• **WHAT YOU HAVE TO DO**:
Copy out all lines that carry the word "this".

• **EXTRACTED RECORDS**:
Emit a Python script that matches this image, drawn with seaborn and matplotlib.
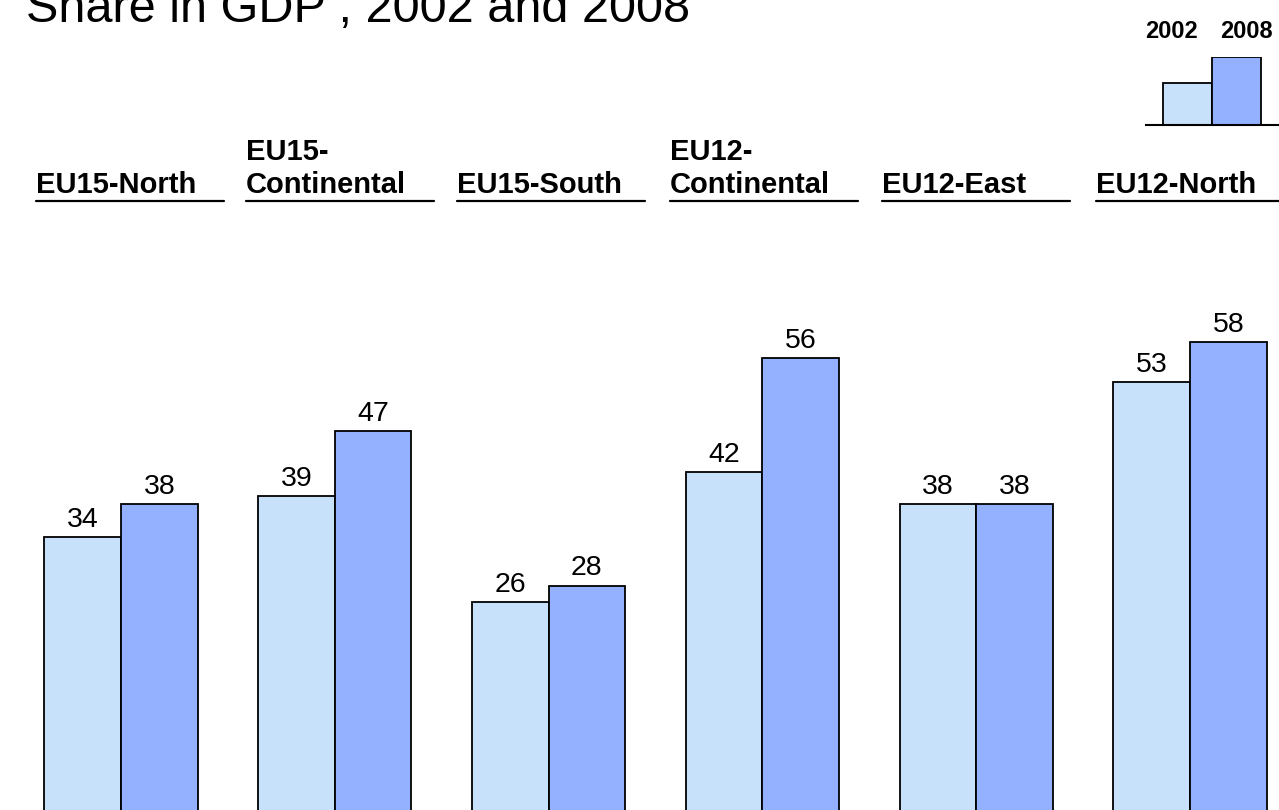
...
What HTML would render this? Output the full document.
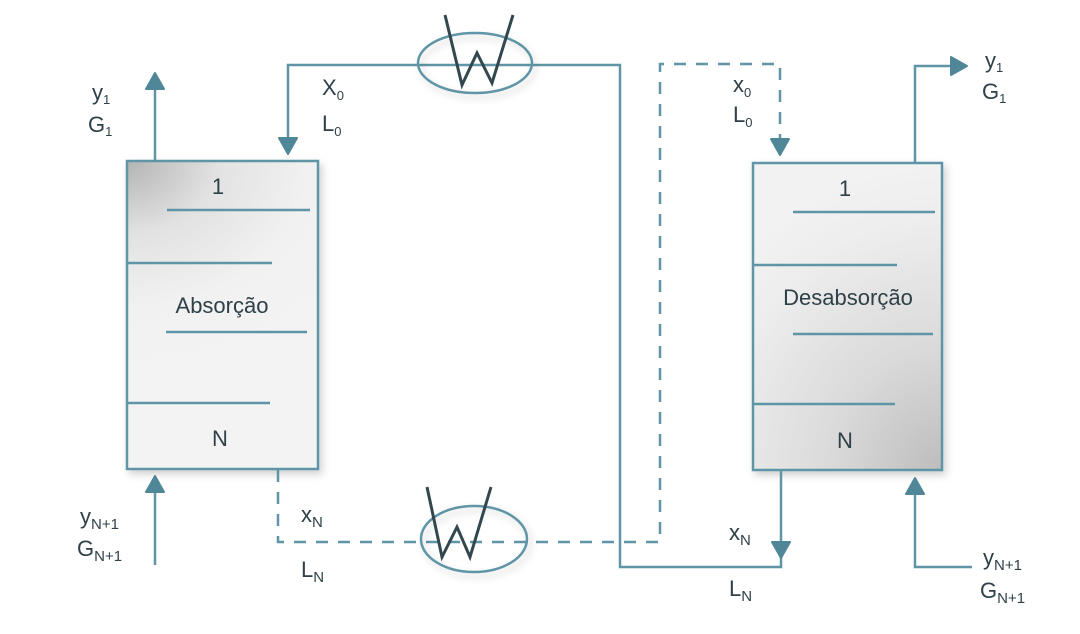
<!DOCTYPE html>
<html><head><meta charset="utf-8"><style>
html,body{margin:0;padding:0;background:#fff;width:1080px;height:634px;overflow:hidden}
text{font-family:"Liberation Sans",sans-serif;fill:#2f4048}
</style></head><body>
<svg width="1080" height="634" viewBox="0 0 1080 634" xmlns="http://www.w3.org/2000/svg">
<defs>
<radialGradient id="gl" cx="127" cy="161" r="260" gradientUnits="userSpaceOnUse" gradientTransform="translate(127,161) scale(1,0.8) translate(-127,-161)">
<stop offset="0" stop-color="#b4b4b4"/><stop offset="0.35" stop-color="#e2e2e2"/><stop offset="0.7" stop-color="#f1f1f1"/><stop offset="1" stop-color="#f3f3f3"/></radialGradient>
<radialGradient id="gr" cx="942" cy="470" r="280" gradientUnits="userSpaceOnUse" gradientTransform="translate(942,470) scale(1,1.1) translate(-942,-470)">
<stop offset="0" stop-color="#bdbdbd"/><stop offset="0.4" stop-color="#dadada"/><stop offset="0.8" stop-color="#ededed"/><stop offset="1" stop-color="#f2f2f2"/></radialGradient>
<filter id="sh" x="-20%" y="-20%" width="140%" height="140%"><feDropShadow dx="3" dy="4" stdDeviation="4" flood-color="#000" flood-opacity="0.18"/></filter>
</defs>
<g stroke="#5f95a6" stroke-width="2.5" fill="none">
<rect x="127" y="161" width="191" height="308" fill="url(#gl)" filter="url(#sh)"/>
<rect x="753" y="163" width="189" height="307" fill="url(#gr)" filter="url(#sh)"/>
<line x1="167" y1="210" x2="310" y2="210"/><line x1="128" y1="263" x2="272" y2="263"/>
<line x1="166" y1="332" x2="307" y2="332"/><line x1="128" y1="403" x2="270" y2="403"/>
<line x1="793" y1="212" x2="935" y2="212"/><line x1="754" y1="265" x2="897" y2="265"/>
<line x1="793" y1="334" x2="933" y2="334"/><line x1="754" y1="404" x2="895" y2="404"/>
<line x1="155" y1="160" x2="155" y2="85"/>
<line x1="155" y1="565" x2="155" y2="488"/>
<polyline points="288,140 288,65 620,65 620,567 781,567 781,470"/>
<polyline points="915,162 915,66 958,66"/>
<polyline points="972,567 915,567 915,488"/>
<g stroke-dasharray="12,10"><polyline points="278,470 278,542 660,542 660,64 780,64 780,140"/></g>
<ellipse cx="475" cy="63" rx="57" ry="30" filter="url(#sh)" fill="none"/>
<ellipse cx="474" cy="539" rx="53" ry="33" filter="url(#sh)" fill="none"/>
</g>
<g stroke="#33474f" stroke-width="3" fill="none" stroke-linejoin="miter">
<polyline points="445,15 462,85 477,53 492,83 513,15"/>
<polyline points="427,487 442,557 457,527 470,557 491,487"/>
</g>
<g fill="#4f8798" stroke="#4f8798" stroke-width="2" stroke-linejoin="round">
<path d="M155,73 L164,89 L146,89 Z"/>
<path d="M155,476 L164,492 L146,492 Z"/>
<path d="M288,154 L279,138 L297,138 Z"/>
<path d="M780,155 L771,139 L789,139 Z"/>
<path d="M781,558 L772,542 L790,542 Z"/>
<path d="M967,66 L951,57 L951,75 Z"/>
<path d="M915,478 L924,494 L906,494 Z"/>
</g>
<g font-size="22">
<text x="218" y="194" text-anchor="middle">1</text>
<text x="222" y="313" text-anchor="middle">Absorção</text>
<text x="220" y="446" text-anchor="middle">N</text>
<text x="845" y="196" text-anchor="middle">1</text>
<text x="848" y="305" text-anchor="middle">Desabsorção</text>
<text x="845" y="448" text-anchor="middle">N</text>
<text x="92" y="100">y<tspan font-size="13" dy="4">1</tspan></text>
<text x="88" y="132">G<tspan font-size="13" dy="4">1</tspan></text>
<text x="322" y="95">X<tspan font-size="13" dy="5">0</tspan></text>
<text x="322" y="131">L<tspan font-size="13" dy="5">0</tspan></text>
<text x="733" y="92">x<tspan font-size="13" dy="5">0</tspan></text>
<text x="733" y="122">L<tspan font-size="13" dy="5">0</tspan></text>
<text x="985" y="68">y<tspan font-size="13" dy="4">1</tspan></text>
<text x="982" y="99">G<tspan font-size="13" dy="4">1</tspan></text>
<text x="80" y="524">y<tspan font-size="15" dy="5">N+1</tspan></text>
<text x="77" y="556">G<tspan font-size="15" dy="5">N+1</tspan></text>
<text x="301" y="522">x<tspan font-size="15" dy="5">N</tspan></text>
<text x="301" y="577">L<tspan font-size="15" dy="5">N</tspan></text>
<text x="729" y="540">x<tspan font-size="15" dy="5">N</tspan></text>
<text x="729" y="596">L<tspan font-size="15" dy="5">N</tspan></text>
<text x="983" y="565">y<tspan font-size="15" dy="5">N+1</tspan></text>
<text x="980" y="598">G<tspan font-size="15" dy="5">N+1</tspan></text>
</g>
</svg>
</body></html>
==
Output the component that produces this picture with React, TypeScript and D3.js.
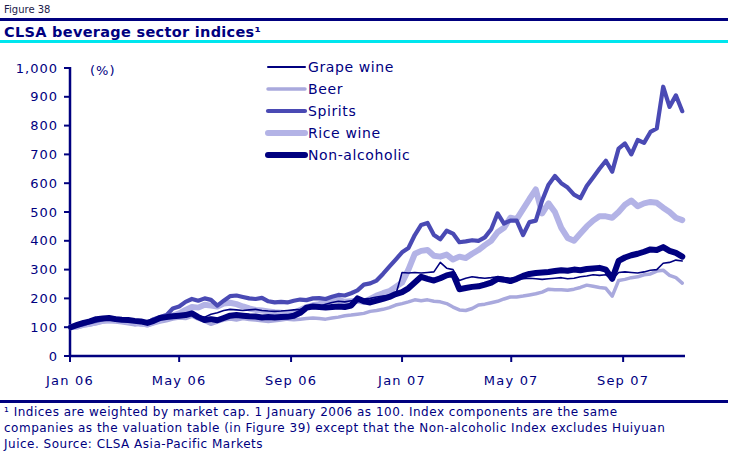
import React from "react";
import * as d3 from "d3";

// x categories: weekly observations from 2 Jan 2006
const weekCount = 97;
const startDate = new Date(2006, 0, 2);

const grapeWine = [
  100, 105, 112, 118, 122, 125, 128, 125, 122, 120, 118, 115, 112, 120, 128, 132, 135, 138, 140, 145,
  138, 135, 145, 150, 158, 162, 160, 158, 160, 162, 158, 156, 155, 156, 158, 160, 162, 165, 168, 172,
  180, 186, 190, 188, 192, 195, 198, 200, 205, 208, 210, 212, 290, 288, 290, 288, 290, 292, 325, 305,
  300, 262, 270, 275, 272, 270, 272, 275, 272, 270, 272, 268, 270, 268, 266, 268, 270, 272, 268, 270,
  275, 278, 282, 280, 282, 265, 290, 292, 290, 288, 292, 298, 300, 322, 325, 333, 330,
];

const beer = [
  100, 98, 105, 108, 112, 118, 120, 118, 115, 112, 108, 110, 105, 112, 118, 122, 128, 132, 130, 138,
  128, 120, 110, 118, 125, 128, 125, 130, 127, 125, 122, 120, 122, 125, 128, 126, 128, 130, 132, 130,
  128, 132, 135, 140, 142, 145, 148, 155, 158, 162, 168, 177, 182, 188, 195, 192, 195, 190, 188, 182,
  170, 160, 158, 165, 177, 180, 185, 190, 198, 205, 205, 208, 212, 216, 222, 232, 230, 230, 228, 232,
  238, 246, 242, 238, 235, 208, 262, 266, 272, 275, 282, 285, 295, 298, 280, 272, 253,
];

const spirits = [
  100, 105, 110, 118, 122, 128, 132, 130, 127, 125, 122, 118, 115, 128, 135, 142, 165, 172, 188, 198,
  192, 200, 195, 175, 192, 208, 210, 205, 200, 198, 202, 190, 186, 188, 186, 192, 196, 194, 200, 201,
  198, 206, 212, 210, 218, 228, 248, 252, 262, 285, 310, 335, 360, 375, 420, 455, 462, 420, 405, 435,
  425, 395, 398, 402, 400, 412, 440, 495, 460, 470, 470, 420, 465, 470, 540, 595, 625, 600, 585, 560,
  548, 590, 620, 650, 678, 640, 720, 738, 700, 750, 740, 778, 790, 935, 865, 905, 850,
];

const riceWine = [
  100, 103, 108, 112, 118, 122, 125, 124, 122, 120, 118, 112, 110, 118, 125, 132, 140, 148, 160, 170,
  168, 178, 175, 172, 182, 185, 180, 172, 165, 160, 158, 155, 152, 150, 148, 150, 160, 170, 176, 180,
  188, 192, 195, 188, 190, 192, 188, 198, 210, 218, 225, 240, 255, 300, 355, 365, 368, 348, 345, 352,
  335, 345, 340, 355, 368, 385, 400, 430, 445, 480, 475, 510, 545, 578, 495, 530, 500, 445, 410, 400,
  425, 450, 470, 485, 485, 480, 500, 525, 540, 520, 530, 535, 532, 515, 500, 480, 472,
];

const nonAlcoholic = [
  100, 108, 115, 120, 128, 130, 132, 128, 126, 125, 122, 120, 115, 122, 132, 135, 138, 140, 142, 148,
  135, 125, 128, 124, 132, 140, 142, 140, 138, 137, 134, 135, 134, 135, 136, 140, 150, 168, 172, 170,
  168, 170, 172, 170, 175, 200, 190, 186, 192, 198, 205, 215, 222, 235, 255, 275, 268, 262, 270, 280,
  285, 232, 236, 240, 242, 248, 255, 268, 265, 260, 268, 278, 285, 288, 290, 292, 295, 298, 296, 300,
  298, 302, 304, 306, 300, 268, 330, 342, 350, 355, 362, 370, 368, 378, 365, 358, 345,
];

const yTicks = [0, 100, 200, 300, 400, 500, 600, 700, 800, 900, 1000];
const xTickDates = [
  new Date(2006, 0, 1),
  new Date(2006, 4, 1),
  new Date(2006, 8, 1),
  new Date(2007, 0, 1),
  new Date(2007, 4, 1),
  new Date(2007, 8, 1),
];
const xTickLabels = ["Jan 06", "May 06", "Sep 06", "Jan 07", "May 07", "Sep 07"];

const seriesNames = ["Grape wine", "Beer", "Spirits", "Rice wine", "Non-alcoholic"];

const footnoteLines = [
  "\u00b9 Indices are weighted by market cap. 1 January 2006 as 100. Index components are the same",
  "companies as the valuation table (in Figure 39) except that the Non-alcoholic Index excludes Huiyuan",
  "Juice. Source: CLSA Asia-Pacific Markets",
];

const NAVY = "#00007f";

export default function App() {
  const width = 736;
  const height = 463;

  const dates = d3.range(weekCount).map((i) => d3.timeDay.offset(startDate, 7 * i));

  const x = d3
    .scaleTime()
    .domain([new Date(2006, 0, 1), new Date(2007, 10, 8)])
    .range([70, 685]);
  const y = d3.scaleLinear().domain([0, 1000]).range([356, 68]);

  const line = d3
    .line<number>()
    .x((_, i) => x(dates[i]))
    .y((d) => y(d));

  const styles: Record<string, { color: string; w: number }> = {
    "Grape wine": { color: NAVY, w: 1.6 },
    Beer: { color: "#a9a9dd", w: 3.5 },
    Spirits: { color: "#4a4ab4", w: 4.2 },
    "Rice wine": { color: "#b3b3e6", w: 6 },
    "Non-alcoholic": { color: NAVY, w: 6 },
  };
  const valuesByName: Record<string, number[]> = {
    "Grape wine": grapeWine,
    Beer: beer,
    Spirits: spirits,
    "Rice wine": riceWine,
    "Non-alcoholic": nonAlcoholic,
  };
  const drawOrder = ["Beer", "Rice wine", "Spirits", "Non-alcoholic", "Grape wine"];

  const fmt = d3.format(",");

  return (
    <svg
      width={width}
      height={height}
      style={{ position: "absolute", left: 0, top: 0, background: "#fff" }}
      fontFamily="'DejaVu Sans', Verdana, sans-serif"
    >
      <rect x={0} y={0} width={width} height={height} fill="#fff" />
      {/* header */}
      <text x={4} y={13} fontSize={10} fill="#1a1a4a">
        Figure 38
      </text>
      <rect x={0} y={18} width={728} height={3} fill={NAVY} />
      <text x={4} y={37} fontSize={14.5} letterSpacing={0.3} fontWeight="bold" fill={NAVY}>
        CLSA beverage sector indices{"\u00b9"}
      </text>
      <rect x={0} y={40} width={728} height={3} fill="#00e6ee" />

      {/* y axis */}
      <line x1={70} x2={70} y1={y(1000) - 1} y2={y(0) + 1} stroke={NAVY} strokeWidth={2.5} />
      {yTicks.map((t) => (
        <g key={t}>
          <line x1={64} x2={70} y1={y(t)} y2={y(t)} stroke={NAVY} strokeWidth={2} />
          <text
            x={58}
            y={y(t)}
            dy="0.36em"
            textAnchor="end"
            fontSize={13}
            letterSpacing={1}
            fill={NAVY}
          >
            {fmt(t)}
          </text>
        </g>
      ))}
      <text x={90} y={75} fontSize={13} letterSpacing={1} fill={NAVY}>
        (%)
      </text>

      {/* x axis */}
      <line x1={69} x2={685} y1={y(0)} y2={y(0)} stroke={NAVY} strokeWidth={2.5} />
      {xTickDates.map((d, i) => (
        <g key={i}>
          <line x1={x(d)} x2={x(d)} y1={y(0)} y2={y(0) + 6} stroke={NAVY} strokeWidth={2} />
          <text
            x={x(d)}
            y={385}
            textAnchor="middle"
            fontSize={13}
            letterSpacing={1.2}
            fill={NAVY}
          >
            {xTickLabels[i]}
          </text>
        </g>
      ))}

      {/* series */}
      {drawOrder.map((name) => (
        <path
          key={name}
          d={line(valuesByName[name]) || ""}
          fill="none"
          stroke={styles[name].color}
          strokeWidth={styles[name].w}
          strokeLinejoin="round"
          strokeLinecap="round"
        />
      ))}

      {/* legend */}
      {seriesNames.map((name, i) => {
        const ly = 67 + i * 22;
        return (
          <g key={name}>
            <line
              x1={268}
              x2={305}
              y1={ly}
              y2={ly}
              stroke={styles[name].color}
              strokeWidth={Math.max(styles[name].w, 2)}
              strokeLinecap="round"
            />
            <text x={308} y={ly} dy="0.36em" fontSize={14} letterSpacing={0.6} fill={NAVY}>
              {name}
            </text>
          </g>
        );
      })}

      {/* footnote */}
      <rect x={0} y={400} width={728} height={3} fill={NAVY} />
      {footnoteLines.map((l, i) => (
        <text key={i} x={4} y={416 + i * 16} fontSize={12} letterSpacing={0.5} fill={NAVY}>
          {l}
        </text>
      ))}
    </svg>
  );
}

• **ANSWER TO THE PROBLEM**:
Emit a Python script that matches this image, drawn with seaborn and matplotlib.
What HTML would render this? Output the full document.
Output the component that produces this picture with React, TypeScript and D3.js.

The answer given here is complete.